Jul 13, 2012

Feds make available New Data on College Tuition, Enrollment, and Graduation

This week, the Department of Education’s National Center for Education Statistics (NCES) released preliminary data providing some insight into who is going to college, how much they’re paying, which ones are graduating and at what levels.

In sum, postsecondary enrollment and graduation rates continue to grow, with women significantly outnumbering men across the board.  And not surprisingly, college is getting more expensive.

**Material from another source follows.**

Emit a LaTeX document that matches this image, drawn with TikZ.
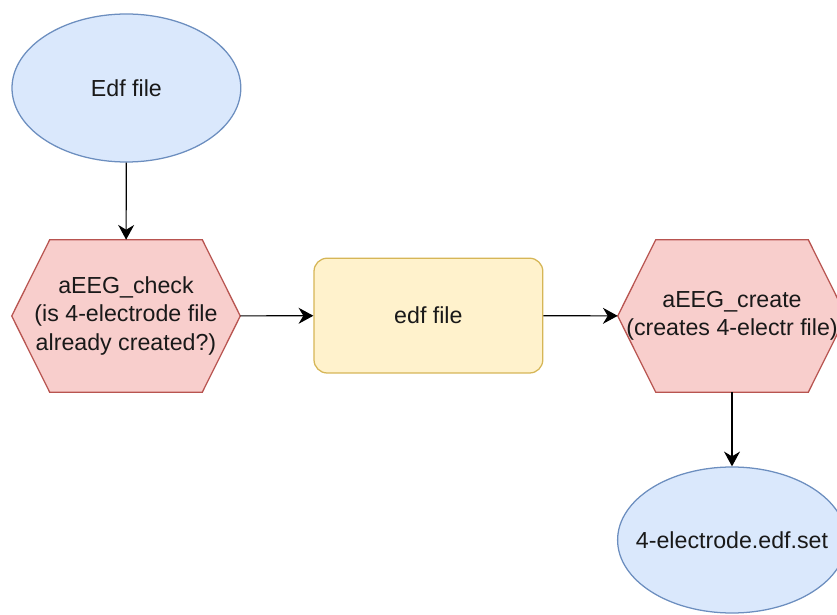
\documentclass[tikz,border=0pt]{standalone}
\usepackage{fontspec}
\setmainfont{Liberation Sans}
\usetikzlibrary{arrows.meta,shapes.geometric,backgrounds}

\definecolor{bluefill}{HTML}{DAE8FC}
\definecolor{bluedraw}{HTML}{6C8EBF}
\definecolor{redfill}{HTML}{F8CECC}
\definecolor{reddraw}{HTML}{B85450}
\definecolor{yellowfill}{HTML}{FFF2CC}
\definecolor{yellowdraw}{HTML}{D6B656}

\begin{document}
\begin{tikzpicture}[
    x=1cm, y=1cm,
    every node/.style={font=\fontsize{16.5}{20}\selectfont, text=black!90},
    datafile/.style={
        ellipse,
        draw=bluedraw,
        fill=bluefill,
        line width=0.9pt,
        inner xsep=-1cm,
        minimum width=5.72cm,
        minimum height=3.70cm
    },
    script/.style={
        align=center,
        inner sep=0pt,
        minimum width=5.7cm,
        minimum height=3.8cm
    },
    hexa/.style={
        draw=reddraw,
        fill=redfill,
        line width=0.9pt
    },
    store/.style={
        draw=yellowdraw,
        fill=yellowfill,
        line width=0.9pt,
        rounded corners=0.33cm,
        minimum width=5.72cm,
        minimum height=2.87cm
    },
    arr/.style={-{Stealth[length=0.37cm, width=0.40cm, inset=0.12cm]}, line width=0.8pt}
]
    \useasboundingbox (0, 0) rectangle (20.925, 15.35);

    % input
    \node[datafile] (edfin) at (3.16, 13.15) {Edf file};

    % first step
    \node[script] (check) at (3.15, 7.45) {aEEG\_check\\(is 4-electrode file\\already created?)};

    % intermediate file
    \node[store] (edf) at (10.71, 7.46) {edf file};

    % second step
    \node[script] (create) at (18.30, 7.45) {aEEG\_create\\(creates 4-electr file)};

    % output
    \node[datafile, minimum height=3.65cm] (edfout) at (18.30, 1.85) {4-electrode.edf.set};

    % hexagons behind the two scripts
    \begin{scope}[on background layer]
        \foreach \s in {check, create}
            \filldraw[hexa] (\s.west) -- ([xshift=0.95cm]\s.north west) -- ([xshift=-0.95cm]\s.north east)
                -- (\s.east) -- ([xshift=-0.95cm]\s.south east) -- ([xshift=0.95cm]\s.south west) -- cycle;
    \end{scope}

    % flow
    \draw[arr] (edfin) -- (check);
    \draw[arr] (check) -- (edf);
    \draw[arr] (edf) -- (create);
    \draw[arr] (create) -- (edfout);

\end{tikzpicture}
\end{document}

Although final numbers won’t be available for a few more months, here are some of the more interesting statistics culled from surveys conducted of all postsecondary institutions receiving Title IV federal student financial aid:
  • Of 7,398 colleges and universities surveyed, 41.3 percent or 3,053 were classified as four-year institutions—700 public and 1,611 private nonprofit.
  • By far, the greatest number of postsecondary institutions may be found in the southeastern region of the United States—1,779 public, private and for-profit 2- and 4-year colleges and universities.
  • Between 2009-10 and 2011-12, average tuition and fees at four-year public colleges (after adjusting for inflation) increased 9 percent for in-state students to about $7,200; out-of-state tuition and fees increased 5.6 percent to about $16,500.
  • Tuition and fees at private non-profit institutions went up on average 4.3 percent to about $23,350.
  •  Room and board on public campuses increased 3.8 percent to $8,342, while the same expenses at private schools went up 3.0 percent to $8,685.
  •  For 2010-11, four-year public institutions enrolled 7.8 million undergraduates; private colleges and universities enrolled 3.1 million undergrads.
  • Women significantly outnumber men at both the undergraduate (57 to 43 percent) and graduate levels (60 to 40 percent).
  • Of the roughly 2.9 million degrees four-year institutions reported conferring in 2010-11, about 1.2 million (41.9 percent) went to men and 1.7 million (58.1 percent) went to women; at two-year institutions, 252,569 (38.7 percent) of the diplomas went to men and 400,346 (61.3 percent) went to women.
  • And out of 3.6 million degrees awarded, 59.2 percent were bachelor’s degrees, 25.2 percent were master’s degrees, 10 percent were associate’s degrees, and 5.6 percent were at the doctorate level.